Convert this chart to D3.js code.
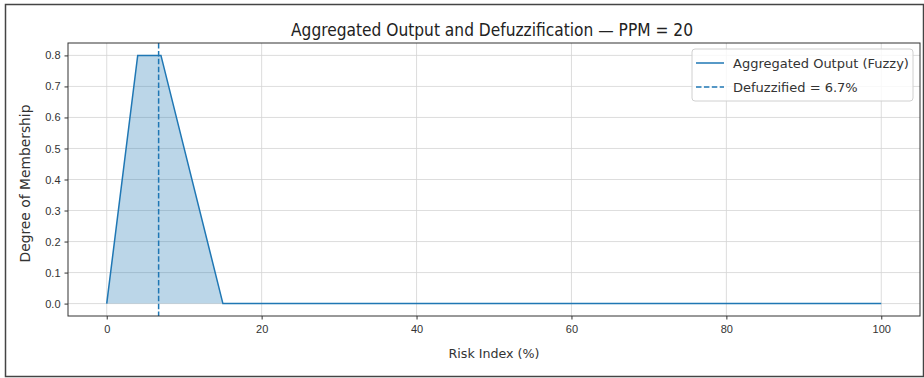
<!DOCTYPE html>
<html lang="en">
<head>
<meta charset="utf-8"/>
<title>Aggregated Output and Defuzzification</title>
<script src="https://d3js.org/d3.v7.min.js"></script>
<style>
  body { margin: 0; background: #fff; }
  svg { display: block; font-family: "DejaVu Sans", sans-serif; }
  .tick text { font-size: 11px; fill: #333; }
  .tick line { stroke: #333; }
  .domain { display: none; }
  .grid line { stroke: #d4d4d4; stroke-width: 0.8px; }
</style>
</head>
<body>
<div id="chart"></div>
<script>
// ---- data ----
var riskIndex = [0, 4, 7, 15, 100];          // x, %
var membership = [0, 0.8, 0.8, 0, 0];         // aggregated fuzzy output
var defuzzified = 6.7;                         // centroid, %
var xTicks = [0, 20, 40, 60, 80, 100];
var yTicks = [0, 0.1, 0.2, 0.3, 0.4, 0.5, 0.6, 0.7, 0.8];
var legendLabels = ["Aggregated Output (Fuzzy)", "Defuzzified = 6.7%"];

var W = 924, H = 378;
var margin = { top: 43, right: 4, bottom: 62, left: 68 },
    width = W - margin.left - margin.right,
    height = H - margin.top - margin.bottom;
var blue = "#1f77b4";

var svg = d3.select("#chart").append("svg")
    .attr("width", W)
    .attr("height", H);

// outer figure border
svg.append("rect")
    .attr("x", 5.5).attr("y", 4.5)
    .attr("width", 918).attr("height", 372)
    .attr("fill", "#fff")
    .attr("stroke", "#444")
    .attr("stroke-width", 1.5);

var g = svg.append("g")
    .attr("transform", "translate(" + margin.left + "," + margin.top + ")");

var x = d3.scaleLinear().domain([-5, 105]).range([0, width]);
var y = d3.scaleLinear().domain([-0.04, 0.84]).range([height, 0]);

// grid
g.append("g").attr("class", "grid")
  .selectAll("line").data(xTicks).enter().append("line")
    .attr("x1", function(d) { return x(d); }).attr("x2", function(d) { return x(d); })
    .attr("y1", 0).attr("y2", height);
g.append("g").attr("class", "grid")
  .selectAll("line").data(yTicks).enter().append("line")
    .attr("y1", function(d) { return y(d); }).attr("y2", function(d) { return y(d); })
    .attr("x1", 0).attr("x2", width);

var pts = riskIndex.map(function(d, i) { return [d, membership[i]]; });

// filled area
g.append("path")
    .datum(pts)
    .attr("fill", blue)
    .attr("fill-opacity", 0.3)
    .attr("d", d3.area()
      .x(function(d) { return x(d[0]); })
      .y0(y(0))
      .y1(function(d) { return y(d[1]); }));

// aggregated line
g.append("path")
    .datum(pts)
    .attr("fill", "none")
    .attr("stroke", blue)
    .attr("stroke-width", 1.5)
    .attr("d", d3.line()
      .x(function(d) { return x(d[0]); })
      .y(function(d) { return y(d[1]); }));

// defuzzified vertical line
g.append("line")
    .attr("x1", x(defuzzified)).attr("x2", x(defuzzified))
    .attr("y1", 0).attr("y2", height)
    .attr("stroke", blue)
    .attr("stroke-width", 1.5)
    .attr("stroke-dasharray", "5.5,2.4");

// axes
g.append("g")
    .attr("transform", "translate(0," + height + ")")
    .call(d3.axisBottom(x).tickValues(xTicks).tickSize(3.5).tickPadding(6)
      .tickFormat(d3.format("d")));
g.append("g")
    .call(d3.axisLeft(y).tickValues(yTicks).tickSize(3.5).tickPadding(4)
      .tickFormat(d3.format(".1f")));

// frame
g.append("rect")
    .attr("width", width).attr("height", height)
    .attr("fill", "none")
    .attr("stroke", "#333")
    .attr("stroke-width", 1);

// title and labels
svg.append("text")
    .attr("x", margin.left + width / 2 - 2).attr("y", 36)
    .attr("text-anchor", "middle")
    .attr("font-size", 17).attr("fill", "#222")
    .attr("textLength", 402).attr("lengthAdjust", "spacingAndGlyphs")
    .text("Aggregated Output and Defuzzification — PPM = 20");

svg.append("text")
    .attr("x", margin.left + width / 2).attr("y", 358)
    .attr("text-anchor", "middle")
    .attr("font-size", 13).attr("fill", "#333")
    .attr("textLength", 91).attr("lengthAdjust", "spacingAndGlyphs")
    .text("Risk Index (%)");

svg.append("text")
    .attr("transform", "translate(30," + (margin.top + height / 2 + 4) + ") rotate(-90)")
    .attr("text-anchor", "middle")
    .attr("font-size", 14).attr("fill", "#333")
    .attr("textLength", 158).attr("lengthAdjust", "spacingAndGlyphs")
    .text("Degree of Membership");

// legend
var lg = svg.append("g").attr("transform", "translate(692,49)");
lg.append("rect")
    .attr("width", 221).attr("height", 52).attr("rx", 3)
    .attr("fill", "#fff").attr("fill-opacity", 0.8)
    .attr("stroke", "#d0d0d0");
legendLabels.forEach(function(label, i) {
  var ly = 14 + i * 24;
  lg.append("line")
      .attr("x1", 4).attr("x2", 32).attr("y1", ly).attr("y2", ly)
      .attr("stroke", blue).attr("stroke-width", 1.5)
      .attr("stroke-dasharray", i === 1 ? "5.5,2.4" : null);
  lg.append("text")
      .attr("x", 41).attr("y", ly + 4.5)
      .attr("font-size", 13).attr("fill", "#333")
      .text(label);
});
</script>
</body>
</html>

__What you have to do__: Return the material exactly as given, apart from the pictures.

__Result__:
Convert this chart to D3.js code.
<!DOCTYPE html>
<html lang="en">
<head>
<meta charset="utf-8"/>
<title>Aggregated Output and Defuzzification</title>
<script src="https://d3js.org/d3.v7.min.js"></script>
<style>
  body { margin: 0; background: #fff; }
  svg { display: block; font-family: "DejaVu Sans", sans-serif; }
  .tick text { font-size: 11px; fill: #333; }
  .tick line { stroke: #333; }
  .domain { display: none; }
  .grid line { stroke: #d4d4d4; stroke-width: 0.8px; }
</style>
</head>
<body>
<div id="chart"></div>
<script>
// ---- data ----
var riskIndex = [0, 4, 7, 15, 100];          // x, %
var membership = [0, 0.8, 0.8, 0, 0];         // aggregated fuzzy output
var defuzzified = 6.7;                         // centroid, %
var xTicks = [0, 20, 40, 60, 80, 100];
var yTicks = [0, 0.1, 0.2, 0.3, 0.4, 0.5, 0.6, 0.7, 0.8];
var legendLabels = ["Aggregated Output (Fuzzy)", "Defuzzified = 6.7%"];

var W = 924, H = 378;
var margin = { top: 43, right: 4, bottom: 62, left: 68 },
    width = W - margin.left - margin.right,
    height = H - margin.top - margin.bottom;
var blue = "#1f77b4";

var svg = d3.select("#chart").append("svg")
    .attr("width", W)
    .attr("height", H);

// outer figure border
svg.append("rect")
    .attr("x", 5.5).attr("y", 4.5)
    .attr("width", 918).attr("height", 372)
    .attr("fill", "#fff")
    .attr("stroke", "#444")
    .attr("stroke-width", 1.5);

var g = svg.append("g")
    .attr("transform", "translate(" + margin.left + "," + margin.top + ")");

var x = d3.scaleLinear().domain([-5, 105]).range([0, width]);
var y = d3.scaleLinear().domain([-0.04, 0.84]).range([height, 0]);

// grid
g.append("g").attr("class", "grid")
  .selectAll("line").data(xTicks).enter().append("line")
    .attr("x1", function(d) { return x(d); }).attr("x2", function(d) { return x(d); })
    .attr("y1", 0).attr("y2", height);
g.append("g").attr("class", "grid")
  .selectAll("line").data(yTicks).enter().append("line")
    .attr("y1", function(d) { return y(d); }).attr("y2", function(d) { return y(d); })
    .attr("x1", 0).attr("x2", width);

var pts = riskIndex.map(function(d, i) { return [d, membership[i]]; });

// filled area
g.append("path")
    .datum(pts)
    .attr("fill", blue)
    .attr("fill-opacity", 0.3)
    .attr("d", d3.area()
      .x(function(d) { return x(d[0]); })
      .y0(y(0))
      .y1(function(d) { return y(d[1]); }));

// aggregated line
g.append("path")
    .datum(pts)
    .attr("fill", "none")
    .attr("stroke", blue)
    .attr("stroke-width", 1.5)
    .attr("d", d3.line()
      .x(function(d) { return x(d[0]); })
      .y(function(d) { return y(d[1]); }));

// defuzzified vertical line
g.append("line")
    .attr("x1", x(defuzzified)).attr("x2", x(defuzzified))
    .attr("y1", 0).attr("y2", height)
    .attr("stroke", blue)
    .attr("stroke-width", 1.5)
    .attr("stroke-dasharray", "5.5,2.4");

// axes
g.append("g")
    .attr("transform", "translate(0," + height + ")")
    .call(d3.axisBottom(x).tickValues(xTicks).tickSize(3.5).tickPadding(6)
      .tickFormat(d3.format("d")));
g.append("g")
    .call(d3.axisLeft(y).tickValues(yTicks).tickSize(3.5).tickPadding(4)
      .tickFormat(d3.format(".1f")));

// frame
g.append("rect")
    .attr("width", width).attr("height", height)
    .attr("fill", "none")
    .attr("stroke", "#333")
    .attr("stroke-width", 1);

// title and labels
svg.append("text")
    .attr("x", margin.left + width / 2 - 2).attr("y", 36)
    .attr("text-anchor", "middle")
    .attr("font-size", 17).attr("fill", "#222")
    .attr("textLength", 402).attr("lengthAdjust", "spacingAndGlyphs")
    .text("Aggregated Output and Defuzzification — PPM = 20");

svg.append("text")
    .attr("x", margin.left + width / 2).attr("y", 358)
    .attr("text-anchor", "middle")
    .attr("font-size", 13).attr("fill", "#333")
    .attr("textLength", 91).attr("lengthAdjust", "spacingAndGlyphs")
    .text("Risk Index (%)");

svg.append("text")
    .attr("transform", "translate(30," + (margin.top + height / 2 + 4) + ") rotate(-90)")
    .attr("text-anchor", "middle")
    .attr("font-size", 14).attr("fill", "#333")
    .attr("textLength", 158).attr("lengthAdjust", "spacingAndGlyphs")
    .text("Degree of Membership");

// legend
var lg = svg.append("g").attr("transform", "translate(692,49)");
lg.append("rect")
    .attr("width", 221).attr("height", 52).attr("rx", 3)
    .attr("fill", "#fff").attr("fill-opacity", 0.8)
    .attr("stroke", "#d0d0d0");
legendLabels.forEach(function(label, i) {
  var ly = 14 + i * 24;
  lg.append("line")
      .attr("x1", 4).attr("x2", 32).attr("y1", ly).attr("y2", ly)
      .attr("stroke", blue).attr("stroke-width", 1.5)
      .attr("stroke-dasharray", i === 1 ? "5.5,2.4" : null);
  lg.append("text")
      .attr("x", 41).attr("y", ly + 4.5)
      .attr("font-size", 13).attr("fill", "#333")
      .text(label);
});
</script>
</body>
</html>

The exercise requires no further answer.